KARACHI: The Pakistan Stock Exchange dropped all the early gains and became flat till midday as the benchmark 100-index shed 6 points to reach 42744 points level on Monday.
Earlier, the stocks started new week on positive note and crossed the psychological barrier of 43,000 points after adding 303.62 points to reach 43053.82 points level in early trading.
Last week, the positive momentum helped the market record gains during the first three trading days aided by news of US and Pakistan agreeing to resume bilateral talks.
However, the bourse failed to sustain the rally as profit-taking was witnessed on Thursday over news that the Lahore High Court has ordered the Punjab government to make the Model Town incident report public. There were also media reports circulating during the week that the finance minister has decided to step down from his position. This all coincided with strong technical resistance of the benchmark KSE-100 index at around 43,500, with the index finally closing at 42,750 points (down 0.1 percent WoW).
Key sectors that outperformed were refineries (+4 percent WoW) and fertilizers (+3 percent WoW), whereas sectors that underperformed were cements (-3 percent WoW) and oil & gas exploration (-1 percent WoW). The overall activity at the bourse improved as the average daily volumes and traded value picked up to reasonable levels of 171m shares/day (+9 percent WoW) and $85m/day (+3 percent WoW), respectively.
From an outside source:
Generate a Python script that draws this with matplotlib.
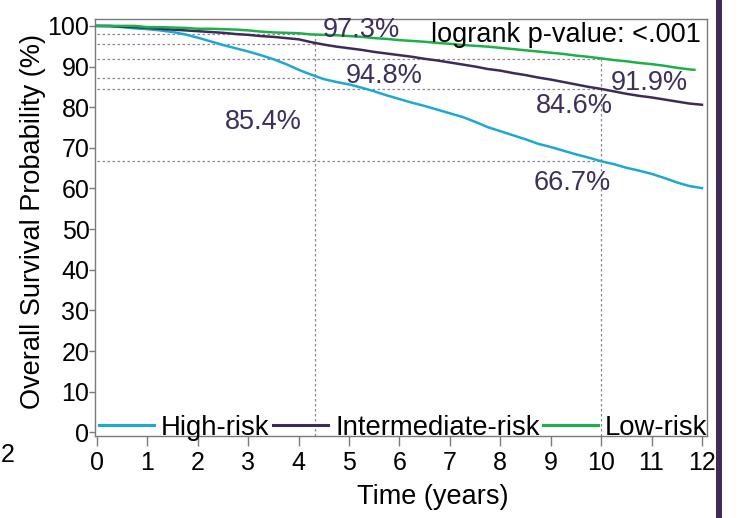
import numpy as np
import matplotlib
matplotlib.use('Agg')
import matplotlib.pyplot as plt
from matplotlib.patches import Rectangle

plt.rcParams['font.family'] = ['Liberation Sans', 'DejaVu Sans']

# survival estimates (%) read every quarter year
years = np.arange(0, 12.01, 0.25)
high_risk = [100.0, 99.9, 99.7, 99.4, 99.2, 98.9, 98.5, 97.9, 97.1, 96.2, 95.3, 94.5,
             93.7, 92.8, 91.8, 90.6, 89.2, 88.0, 86.9, 86.2, 85.6, 84.8, 83.9, 82.9,
             82.0, 81.1, 80.3, 79.4, 78.5, 77.6, 76.4, 75.1, 74.1, 73.1, 72.1, 71.0,
             70.2, 69.3, 68.4, 67.6, 66.7, 66.0, 65.1, 64.4, 63.6, 62.6, 61.5, 60.6, 60.1]
intermediate_risk = [100.0, 100.0, 99.8, 99.7, 99.5, 99.3, 99.1, 98.9, 98.7, 98.5, 98.3, 98.0,
                     97.8, 97.5, 97.3, 97.0, 96.7, 96.0, 95.4, 94.9, 94.5, 94.1, 93.6, 93.2,
                     92.8, 92.4, 91.9, 91.5, 91.0, 90.5, 90.0, 89.4, 89.0, 88.4, 87.9, 87.3,
                     86.8, 86.2, 85.6, 85.0, 84.5, 83.9, 83.3, 82.8, 82.4, 81.9, 81.4, 80.9, 80.6]
low_risk = [100.0, 100.0, 100.0, 100.0, 99.7, 99.7, 99.6, 99.5, 99.3, 99.3, 99.2, 99.1,
            98.9, 98.6, 98.4, 98.3, 98.2, 97.9, 97.8, 97.7, 97.5, 97.3, 97.0, 96.8,
            96.5, 96.3, 96.1, 95.8, 95.6, 95.3, 95.1, 94.9, 94.6, 94.3, 94.0, 93.7,
            93.4, 93.1, 92.7, 92.4, 92.0, 91.6, 91.3, 90.9, 90.6, 90.2, 89.7, 89.3, 89.2]
low_risk_years = list(years[:-1]) + [11.85]

groups = ['High-risk', 'Intermediate-risk', 'Low-risk']
colors = ['#1ba9d4', '#3e2c58', '#1db04a']

# reference marks
ref_time_a = 4.33
ref_values_a = [87.1, 95.6, 97.9]
ref_time_b = 10
surv_5y = [85.4, 94.8, 97.3]
surv_10y = [66.7, 84.6, 91.9]
pvalue_text = 'logrank p-value: <.001'

fig = plt.figure(figsize=(7.38, 5.18), dpi=100)
ax = fig.add_axes([95/738, 1-436/518, 612/738, 417/518])

ref_style = dict(color='#8a8494', linestyle=(0, (2, 2)), linewidth=0.9, zorder=1)
ymin = -0.9
for v in ref_values_a:
    ax.plot([0, ref_time_a], [v, v], **ref_style)
ax.plot([ref_time_a, ref_time_a], [ymin, max(ref_values_a)], **ref_style)
for v in surv_10y:
    ax.plot([0, ref_time_b], [v, v], **ref_style)
ax.plot([ref_time_b, ref_time_b], [ymin, max(surv_10y)], **ref_style)

series = [(years, high_risk), (years, intermediate_risk), (low_risk_years, low_risk)]
for (t, s), name, c in zip(series, groups, colors):
    ax.plot(t, s, color=c, linewidth=1.8, label=name, zorder=3)

# percentage annotations
label_color = '#3e2f5b'
pos_5y = [(3.29, 74.6), (5.69, 85.9), (5.24, 97.2)]
pos_10y = [(9.43, 59.6), (9.47, 78.6), (10.96, 84.3)]
for v, (x, y) in zip(surv_5y + surv_10y, pos_5y + pos_10y):
    ax.text(x, y, f'{v}%', ha='center', va='baseline', fontsize=19.5, color=label_color, zorder=4)
ax.text(0.99, 0.945, pvalue_text, transform=ax.transAxes, ha='right', va='baseline',
        fontsize=19.5, color='black', zorder=4)

ax.set_xlim(-0.04, 12.1)
ax.set_ylim(ymin, 101.7)
ax.set_xticks(range(0, 13))
ax.set_yticks(range(0, 101, 10))
ax.tick_params(axis='both', labelsize=18, colors='#7a7a7a', labelcolor='black', width=1)
ax.tick_params(axis='x', length=7, pad=3.5)
ax.tick_params(axis='y', length=4.5, pad=-0.5)
for sp in ax.spines.values():
    sp.set_color('#7a7a7a')
    sp.set_linewidth(1)

ax.set_xlabel('Time (years)', fontsize=19.5)
ax.set_ylabel('Overall Survival Probability (%)', fontsize=19.5)
ax.xaxis.set_label_coords(0.552, -0.115)
ax.xaxis.label.set_va('top')
ax.yaxis.set_label_coords(-0.080, 0.514)

leg = ax.legend(loc='lower left', bbox_to_anchor=(0.006, -0.012), ncol=3, frameon=False,
                fontsize=19.8, handlelength=2.0, handletextpad=0.27, columnspacing=0.11,
                borderpad=0, borderaxespad=0)
for ln in leg.get_lines():
    ln.set_linewidth(2.2)

# neighbouring panel edge
fig.text(0.001, 1-455/518, '2', fontsize=18, va='center', ha='left')
fig.add_artist(Rectangle((716/738, 0), 6/738, 1, transform=fig.transFigure,
                         color='#3f2d57', linewidth=0))

fig.savefig('out.png', dpi=100)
Key buyers were banks/DFIs with net buying of $2.6m, while foreigners were also net buyers of $0.4m during the week.
Top KSE-100 index point contributions came from DAWH (+9 percent WoW), MCB (+4 percent), FFC (+6 percent), NESTLE (+4 percent) & UBL (+4 percent) which added 298pts; while HBL (-5 percent), LUCK (-4 percent), MEBL (-8 percent), SNGP (-5 percent), & OGDC (-2 percent) withheld 337pts.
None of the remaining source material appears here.